Umstrittene Foto-Sets

Immer wieder melden sich Eltern beim Konsumentenmagazin «Espresso» von Radio SRF 1, die dieses Geschäftsmodell als unökologisch und nicht nachhaltig empfinden.

Ein schlechtes Beispiel für die Kleinen sei das, denen man sonst einen möglichst sorgfältigen Umgang mit Sachen predige. Und der emotionale Druck auf die Eltern sei gross, denn wer möchte schon etwas in den Müll schicken, wo sein lachendes Kind darauf abgebildet ist?

Hart umkämpftes Geschäft

Das Geschäft mit den Klassenfotos ist hart umkämpft. Lokale Fotostudios, schweizweit tätige Unternehmen und auch Firmen aus dem Ausland buhlen um die Gunst der Schulleitungen und Lehrpersonen. Diese entscheiden, wer die Fotos machen darf. Dafür locken dann auch Geschenke, das Portraitfoto und Klassenposter ist für die Lehrperson gratis. Es wurden auch schon Beamer für das Klassenzimmer versprochen.

Gegenüber «Espresso» betonen die angefragten Klassenfoto-Unternehmen, dass die Bedürfnisse unterschiedlich seien. «Viele Eltern schätzen nach wie vor, wenn sie die fertigen Fotoprodukte in den Händen halten können und sich erst dann über den Kauf entscheiden müssen», sagt Claudio Polinelli, Co-Geschäftsleiter der Creative Foto AG in Hildisrieden LU.

Polinelli beziffert den Anteil der Fotos und Fotoprodukte, die ungenutzt entsorgt werden müssen, auf 20 Prozent.

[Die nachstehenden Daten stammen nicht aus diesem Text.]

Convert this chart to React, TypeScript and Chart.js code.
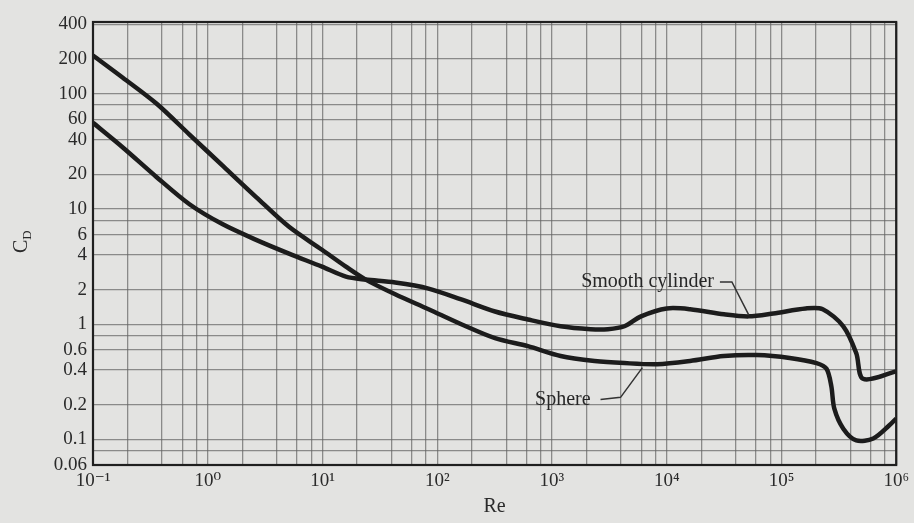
import React, { useEffect, useRef } from 'react';
import { Chart, registerables } from 'chart.js';

Chart.register(...registerables);

// ---- Data ----
const sphereRe = [0.1, 0.182, 0.359, 0.693, 1.34, 2.64, 5.11, 9.9, 16, 23.8, 43, 84, 162, 319, 617, 1190, 2350, 4280, 8270, 16000, 31500, 61000, 118000, 202000, 247000, 272000, 289000, 346000, 449000, 631000, 867000, 1000000];
const sphereCd = [215, 138, 82, 44.3, 23.9, 12.7, 7.0, 4.43, 3.16, 2.44, 1.82, 1.35, 1.0, 0.757, 0.645, 0.53, 0.48, 0.46, 0.45, 0.48, 0.53, 0.54, 0.51, 0.46, 0.41, 0.29, 0.185, 0.124, 0.098, 0.102, 0.132, 0.152];

const cylinderRe = [0.1, 0.182, 0.359, 0.693, 1.34, 2.64, 5.11, 9.9, 16, 23.8, 43, 84, 162, 319, 617, 1190, 2170, 3070, 4280, 5970, 10000, 16000, 31500, 51800, 85000, 163000, 229000, 346000, 449000, 514000, 1000000];
const cylinderCd = [56, 34.2, 18.9, 11.0, 7.4, 5.4, 4.1, 3.16, 2.59, 2.44, 2.3, 2.04, 1.64, 1.29, 1.1, 0.96, 0.905, 0.905, 0.96, 1.17, 1.37, 1.35, 1.22, 1.17, 1.24, 1.37, 1.35, 0.96, 0.56, 0.336, 0.39];

// Tick / grid values and labels
const xGridValues = [0.1, 0.2, 0.4, 0.6, 0.8, 1, 2, 4, 6, 8, 10, 20, 40, 60, 80, 100, 200, 400, 600, 800, 1000, 2000, 4000, 6000, 8000, 10000, 20000, 40000, 60000, 80000, 100000, 200000, 400000, 600000, 800000, 1000000];
const xLabelValues = [0.1, 1, 10, 100, 1000, 10000, 100000, 1000000];
const xLabelTexts = ['10\u207B\u00B9', '10\u2070', '10\u00B9', '10\u00B2', '10\u00B3', '10\u2074', '10\u2075', '10\u2076'];

const yGridValues = [0.06, 0.08, 0.1, 0.2, 0.4, 0.6, 0.8, 1, 2, 4, 6, 8, 10, 20, 40, 60, 80, 100, 200, 400];
const yLabelValues = [0.06, 0.1, 0.2, 0.4, 0.6, 1, 2, 4, 6, 10, 20, 40, 60, 100, 200, 400];
const yLabelTexts = ['0.06', '0.1', '0.2', '0.4', '0.6', '1', '2', '4', '6', '10', '20', '40', '60', '100', '200', '400'];

const xTitle = 'Re';
const yTitleMain = 'C';
const yTitleSub = 'D';

// Annotation labels with leader lines (data coordinates)
const cylinderLabel = 'Smooth cylinder';
const cylinderLabelAt = { re: 25800, cd: 2.35 };
const cylinderLeader = [ { re: 29100, cd: 2.33 }, { re: 37000, cd: 2.33 }, { re: 52000, cd: 1.2 } ];
const sphereLabel = 'Sphere';
const sphereLabelAt = { re: 2170, cd: 0.222 };
const sphereLeader = [ { re: 2650, cd: 0.222 }, { re: 3960, cd: 0.232 }, { re: 6140, cd: 0.42 } ];

const SERIF = '"Liberation Serif", "DejaVu Serif", Times, serif';

function findLabel(values: number[], texts: string[], v: number): string {
  for (let i = 0; i < values.length; i++) {
    if (Math.abs(Math.log10(values[i]) - Math.log10(v)) < 1e-6) return texts[i];
  }
  return '';
}

const decorPlugin = {
  id: 'decor',
  beforeDraw(chart: any) {
    const ctx = chart.ctx;
    ctx.save();
    ctx.fillStyle = '#e3e3e1';
    ctx.fillRect(0, 0, chart.width, chart.height);
    ctx.restore();
  },
  afterDraw(chart: any) {
    const ctx = chart.ctx;
    const { left, right, top, bottom } = chart.chartArea;
    const xs = chart.scales.x;
    const ys = chart.scales.y;
    ctx.save();
    // frame
    ctx.strokeStyle = '#1f1f1f';
    ctx.lineWidth = 2.2;
    ctx.strokeRect(left, top, right - left, bottom - top);

    // y title C_D rotated
    ctx.translate(21, 243);
    ctx.rotate(-Math.PI / 2);
    ctx.fillStyle = '#2a2a2a';
    ctx.textBaseline = 'alphabetic';
    ctx.textAlign = 'left';
    ctx.font = '20px ' + SERIF;
    const cw = ctx.measureText(yTitleMain).width;
    ctx.fillText(yTitleMain, -10, 6);
    ctx.font = '13px ' + SERIF;
    ctx.fillText(yTitleSub, -10 + cw, 10);
    ctx.setTransform(1, 0, 0, 1, 0, 0);

    // annotations
    const px = (p: { re: number; cd: number }) => [xs.getPixelForValue(p.re), ys.getPixelForValue(p.cd)];
    ctx.font = '20px ' + SERIF;
    ctx.fillStyle = '#262626';
    ctx.textAlign = 'right';
    ctx.textBaseline = 'middle';
    let [tx, ty] = px(cylinderLabelAt);
    ctx.fillText(cylinderLabel, tx, ty);
    [tx, ty] = px(sphereLabelAt);
    ctx.fillText(sphereLabel, tx, ty);

    ctx.strokeStyle = '#333';
    ctx.lineWidth = 1.5;
    for (const leader of [cylinderLeader, sphereLeader]) {
      ctx.beginPath();
      leader.forEach((p, i) => {
        const [x, y] = px(p);
        if (i === 0) ctx.moveTo(x, y); else ctx.lineTo(x, y);
      });
      ctx.stroke();
    }
    ctx.restore();
  },
};

export default function App() {
  const canvasRef = useRef<HTMLCanvasElement | null>(null);

  useEffect(() => {
    if (!canvasRef.current) return;
    const lineStyle = {
      borderColor: '#1c1c1c',
      borderWidth: 4.5,
      pointRadius: 0,
      fill: false,
      tension: 0.3,
      borderJoinStyle: 'round' as const,
    };
    const chart = new Chart(canvasRef.current, {
      type: 'line',
      data: {
        datasets: [
          { label: 'Sphere', data: sphereRe.map((r, i) => ({ x: r, y: sphereCd[i] })), ...lineStyle },
          { label: 'Smooth cylinder', data: cylinderRe.map((r, i) => ({ x: r, y: cylinderCd[i] })), ...lineStyle },
        ],
      },
      options: {
        animation: false,
        responsive: true,
        maintainAspectRatio: false,
        layout: { padding: { top: 22, right: 13, left: 0, bottom: 0 } },
        plugins: { legend: { display: false }, tooltip: { enabled: false } },
        scales: {
          x: {
            type: 'logarithmic',
            min: 0.1,
            max: 1000000,
            afterBuildTicks: (scale: any) => { scale.ticks = xGridValues.map((v) => ({ value: v })); },
            afterFit: (scale: any) => { scale.height = 58; },
            ticks: {
              autoSkip: false,
              maxRotation: 0,
              padding: 5,
              color: '#2a2a2a',
              font: { family: SERIF, size: 19 },
              callback: (v: any) => findLabel(xLabelValues, xLabelTexts, Number(v)),
            },
            grid: { color: 'rgba(100,100,100,0.7)', lineWidth: 1.3, drawTicks: false },
            border: { display: false },
            title: { display: true, text: xTitle, color: '#2a2a2a', font: { family: SERIF, size: 20 }, padding: { top: 0, bottom: 4 } },
          },
          y: {
            type: 'logarithmic',
            min: 0.06,
            max: 420,
            afterBuildTicks: (scale: any) => { scale.ticks = yGridValues.map((v) => ({ value: v })); },
            afterFit: (scale: any) => { scale.width = 93; },
            ticks: {
              autoSkip: false,
              padding: 6,
              color: '#2a2a2a',
              font: { family: SERIF, size: 19 },
              callback: (v: any) => findLabel(yLabelValues, yLabelTexts, Number(v)),
            },
            grid: { color: 'rgba(100,100,100,0.7)', lineWidth: 1.3, drawTicks: false },
            border: { display: false },
          },
        },
      },
      plugins: [decorPlugin],
    } as any);
    return () => chart.destroy();
  }, []);

  return (
    <div style={{ position: 'absolute', left: 0, top: 0, width: 914, height: 523 }}>
      <canvas ref={canvasRef} />
    </div>
  );
}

Die Lösung: Online-Bestellung

Die Creative Foto AG bietet seit einigen Jahren eine digitale Lösung an, wo dem Kind statt einer Set-Mappe nur ein Online-Code abgegeben wird. Mit diesem können die Produkte online angeschaut und bestellt werden.

Ein anderes, alt eingesessenes und unter anderem auf Klassenfotos spezialisiertes Unternehmen hat schon konsequent umgestellt: Foto Bachmann in Aadorf gibt Set-Mappen nur noch dort ab, wo eine Klassenlehrperson dies ausdrücklich wünscht.

Digital-Bestellungen seien bei ihnen unterdessen Standard, sagt Christian Bachmann und gibt zu: «Die Foto-Sets erfüllten denselben Zweck, wie die Schleckstängel bei der Kasse im Supermarkt. Das verhalf uns sicher zu zusätzlichen Einnahmen.» Erst seit fast alle Kunden digital vernetzt seien, lohne sich aber die Umstellung. So müsse man nun nicht mehr «für den Kübel» produzieren, freut sich Christian Bachmann.

Mit dem persönlichen Online-Code lassen sich die Fotos des Kindes ein Jahr lang anschauen und bestellen. Sets können individuell zusammengestellt werden. In der Oberstufe, wo Fotos für Bewerbungsunterlagen gemacht werden, können diese gegen Vorkasse auch direkt heruntergeladen werden.

Es scheint klar: Die Zukunft gehört der digitalen Klassenfoto-Bestellung. Die Zeit, der auf Vorrat produzierten Fotoprodukte, läuft ab.